Frequently Asked Questions

Why did Mamata Banerjee reconstitute the Trinamool Congress disciplinary committee?
Mamata Banerjee reconstituted the committee on 20 June in response to a series of resignations by senior Trinamool leaders from organisational posts, which had hollowed out the earlier three-tiered structure formed in November 2024. The new single five-member panel is seen as an attempt to reassert internal discipline amid the party's ongoing factional turbulence.
Who are the members of the new TMC internal disciplinary committee?
The five members are Derek O'Brien and Dola Sen (both Rajya Sabha members), party legislators Sovandeb Chattopadhyay and Asima Patra, and former Rajya Sabha member Subhasish Chakraborty.
Why were Firhad Hakim and Aroop Biswas dropped from the committee?
Both former ministers were part of the earlier disciplinary committee but have been excluded from the reconstituted panel. Aroop Biswas was defeated in the recent polls, while Firhad Hakim, though still a legislator, was not included — a move political observers consider significant given his long association with the party leadership.
What was the earlier disciplinary structure that has now been replaced?

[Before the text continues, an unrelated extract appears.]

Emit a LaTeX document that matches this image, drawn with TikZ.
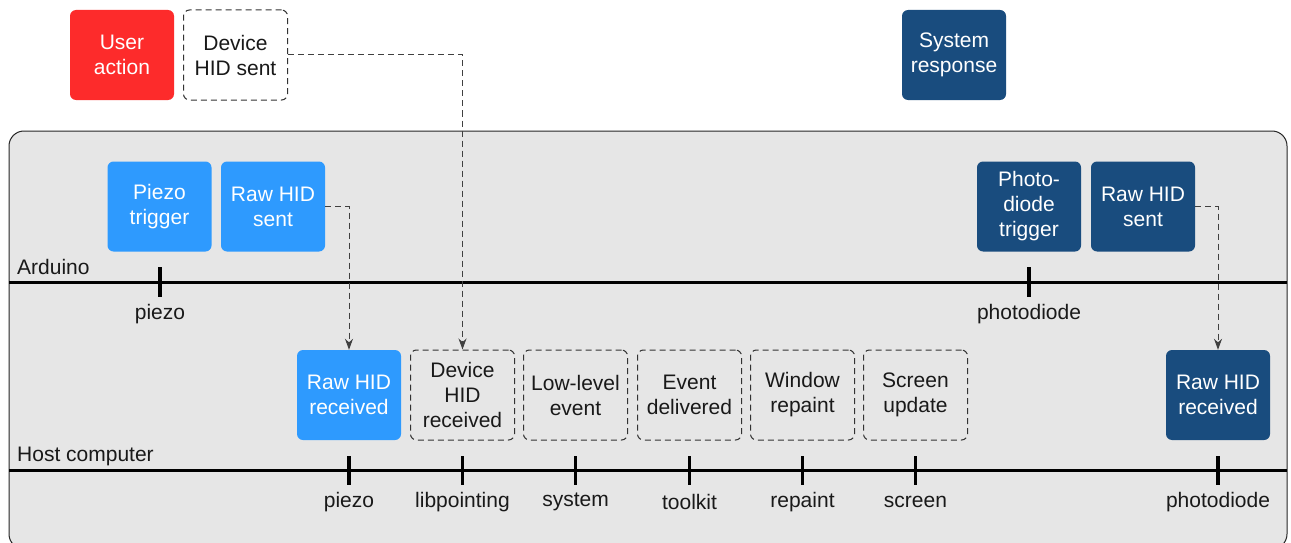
\documentclass[tikz,border=0pt]{standalone}
\usepackage{fontspec}
\setmainfont{Liberation Sans}
\usetikzlibrary{arrows.meta}
\definecolor{ured}{RGB}{253,43,43}
\definecolor{lblue}{RGB}{46,154,254}
\definecolor{dblue}{RGB}{25,76,126}
\definecolor{panelgray}{RGB}{230,230,230}
\definecolor{inkc}{RGB}{25,25,25}
\begin{document}
\begin{tikzpicture}[x=1pt,y=-1pt,
  font=\fontsize{21}{25}\selectfont,
  box/.style={rounded corners=6pt, minimum width=104pt, minimum height=90pt, align=center, inner sep=0pt, text=white},
  dbox/.style={box, draw=black!80, dash pattern=on 6pt off 4pt, line width=1pt, text=inkc},
  tickmark/.style={line width=3.5pt, draw=black},
  axisline/.style={line width=3pt, draw=black},
  conn/.style={draw=black!75, line width=1pt, dash pattern=on 6pt off 4pt, -{Stealth[length=11pt,width=8pt]}},
  lbl/.style={text=inkc, inner sep=0pt}
]
\useasboundingbox (0,0) rectangle (1291,543);
\fill[white] (0,0) rectangle (1291,543);

% top row
\node[box, fill=ured] (user) at (122,55) {User\\action};
\node[dbox] (devsent) at (235.5,55) {Device\\HID sent};
\node[box, fill=dblue] (sysresp) at (954,55) {System\\response};

% panel
\draw[fill=panelgray, draw=black!85, line width=1pt, rounded corners=15pt] (9,131) rectangle (1287,549);

% Arduino row
\node[box, fill=lblue] (piezotrig) at (159.5,206.5) {Piezo\\trigger};
\node[box, fill=lblue] (rawsentA) at (273,206.5) {Raw HID\\sent};
\node[box, fill=dblue] (phototrig) at (1029,206.5) {Photo-\\diode\\trigger};
\node[box, fill=dblue] (rawsentB) at (1143,206.5) {Raw HID\\sent};

\node[lbl, anchor=base west] (arduino) at (17,274) {Arduino};
\draw[axisline] (9,282) -- (1287,282);
\draw[tickmark] (160,267) -- (160,297);
\draw[tickmark] (1029,267) -- (1029,297);
\node[lbl] (tpiezo) at (160,314) {piezo};
\node[lbl] (tphoto) at (1029,314) {photodiode};

% Host row
\node[box, fill=lblue] (rawrecA) at (349,395) {Raw HID\\received};
\node[dbox] (devrec) at (462.5,395) {Device\\HID\\received};
\node[dbox] (lowlev) at (575.5,395) {Low-level\\event};
\node[dbox] (evdel) at (689.5,395) {Event\\delivered};
\node[dbox] (winrep) at (802.5,395) {Window\\repaint};
\node[dbox] (scrupd) at (915.5,395) {Screen\\update};
\node[box, fill=dblue] (rawrecB) at (1218,395) {Raw HID\\received};

\node[lbl, anchor=base west] (host) at (17,461) {Host computer};
\draw[axisline] (9,470) -- (1287,470);
\foreach \x in {349,462.5,575.5,689.5,802.5,915.5,1218}
  \draw[tickmark] (\x,456) -- (\x,485);
\node[lbl] (hpiezo) at (349,502) {piezo};
\node[lbl] (hlib) at (462.5,502) {libpointing};
\node[lbl] (hsys) at (575.5,502) {system};
\node[lbl] (htool) at (689.5,502) {toolkit};
\node[lbl] (hrep) at (802.5,502) {repaint};
\node[lbl] (hscr) at (915.5,502) {screen};
\node[lbl] (hphoto) at (1218,502) {photodiode};

% connectors
\draw[conn] (rawsentA.east) -| (rawrecA.north);
\draw[conn] (devsent.east) -| (devrec.north);
\draw[conn] (rawsentB.east) -| (rawrecB.north);
\end{tikzpicture}
\end{document}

In November 2024, Trinamool had created three separate internal disciplinary committees — one at the parliamentary level, one at the West Bengal Assembly level, and one at the party level. With many of those members having since joined the rebel camp, the party has now merged all three into a single five-member committee.
What other decision was taken at the 20 June working committee meeting?
At the same meeting, the party decided to induct Rajya Sabha member Nadimul Haque into Trinamool Congress's national working committee, expanding that body's membership alongside the disciplinary restructuring.